Avoiding Big Rip Singularities in Phantom Scalar Field theory with Gauss-Bonnet term

TL;DR

This paper investigates a phantom scalar field coupled with the Gauss-Bonnet term in a flat universe, demonstrating that the model can avoid catastrophic Big Rip or Big Crunch singularities through phase space analysis.

Contribution

It introduces a novel phase space analysis with two sets of variables to show that Gauss-Bonnet coupling prevents singularities in phantom scalar field models.

Findings

Supports inflationary solutions without singularities

Gauss-Bonnet scalar prevents Big Rip and Big Crunch

Results hold even without matter-scalar interaction

Abstract

We consider a phantom scalar field coupled to the Gauss-Bonnet scalar within a spatially flat FLRW geometry.
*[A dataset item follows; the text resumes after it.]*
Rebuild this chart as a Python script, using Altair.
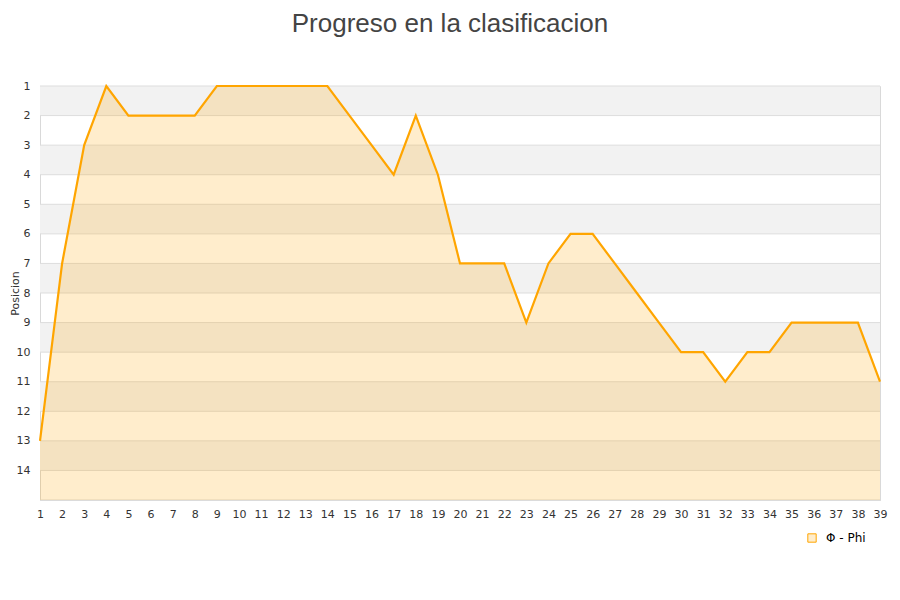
import altair as alt
import pandas as pd

jornadas = list(range(1, 40))
posiciones = [13, 7, 3, 1, 2, 2, 2, 2, 1, 1, 1, 1, 1, 1, 2, 3, 4, 2, 4,
              7, 7, 7, 9, 7, 6, 6, 7, 8, 9, 10, 10, 11, 10, 10, 9, 9, 9, 9, 11]
serie = "Φ - Phi"
y_ticks = list(range(1, 15))
band_starts = [1, 3, 5, 7, 9, 11, 13]
grid_vals = list(range(1, 16))

df = pd.DataFrame({"jornada": jornadas, "pos": posiciones, "serie": serie})
bands = pd.DataFrame({"y": band_starts, "y2": [b + 1 for b in band_starts]})
grid = pd.DataFrame({"y": grid_vals})

x_scale = alt.Scale(domain=[1, 39], nice=False, zero=False)
y_scale = alt.Scale(domain=[1, 15], reverse=True, nice=False, zero=False)

x_axis = alt.Axis(values=jornadas, title=None, grid=False, ticks=False, domain=True,
                  domainColor="#d9d9d9", labelFont="DejaVu Sans", labelFontSize=11,
                  labelColor="#333333", labelPadding=8, labelFlush=False, labelOverlap=False)
y_axis = alt.Axis(values=y_ticks, title="Posicion", grid=False, ticks=False, domain=True,
                  domainColor="#d9d9d9", labelFont="DejaVu Sans", labelFontSize=11,
                  labelColor="#333333", labelPadding=10, labelOverlap=False,
                  titleFont="DejaVu Sans", titleFontSize=11, titleFontWeight="normal",
                  titleColor="#333333", titleAngle=270, titleX=-25, titleY=207,
                  titleAlign="center", titleBaseline="middle")

Y = lambda f: alt.Y(f, scale=y_scale, axis=y_axis, title="Posicion")
X = lambda f: alt.X(f, scale=x_scale, axis=x_axis, title=None)

band_layer = alt.Chart(bands).mark_rect(color="#f2f2f2").encode(
    y=Y("y:Q"),
    y2="y2:Q",
    x=alt.value(0), x2=alt.value(840),
)

grid_layer = alt.Chart(grid).mark_rule(color="#dddddd", strokeWidth=1).encode(
    y=Y("y:Q"),
    x=alt.value(0), x2=alt.value(840),
)

area_layer = alt.Chart(df).mark_area(color="#ffa500", opacity=0.2).encode(
    x=X("jornada:Q"),
    y=Y("pos:Q"),
    y2=alt.datum(15),
)

line_layer = alt.Chart(df).mark_line(strokeWidth=2.2).encode(
    x=X("jornada:Q"),
    y=Y("pos:Q"),
    stroke=alt.Stroke("serie:N", scale=alt.Scale(domain=[serie], range=["#ffa500"]),
                      legend=alt.Legend(title=None, orient="none", legendX=766, legendY=446,
                                        symbolType="square", symbolFillColor="#ffedcc",
                                        symbolStrokeColor="#d9a04a", symbolStrokeWidth=1,
                                        symbolSize=70, labelOffset=8, labelFont="DejaVu Sans",
                                        labelFontSize=12, labelColor="#000000")),
)

chart = alt.layer(band_layer, grid_layer, area_layer, line_layer).properties(
    width=840, height=414,
    title=alt.TitleParams("Progreso en la clasificacion", font="Liberation Sans",
                          fontSize=26, fontWeight="normal", color="#444444",
                          anchor="middle", offset=43, dx=-10),
    autosize=alt.AutoSizeParams(type="none"),
    padding={"left": 32, "top": 78, "right": 12, "bottom": 92},
).configure_view(stroke="#d9d9d9")

chart.save("out.html", embed_options={"renderer": "svg", "actions": False})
Moreover, we assume a nonzero interaction between the scalar field and the matter term. We perform a detailed phase space analysis using two sets of dimensionless variables. Specifically, we introduce dimensionless variables based on the Hubble normalization approach and a new set based on the matter-scalar field normalization. These two sets of variables allow for a comprehensive phase space analysis. This model supports inflationary solutions without the Big Rip or Big Crunch singularities appearing as asymptotic solutions. This outcome is attributed to the presence of the Gauss-Bonnet scalar. The result remains valid even in the absence of the interaction term.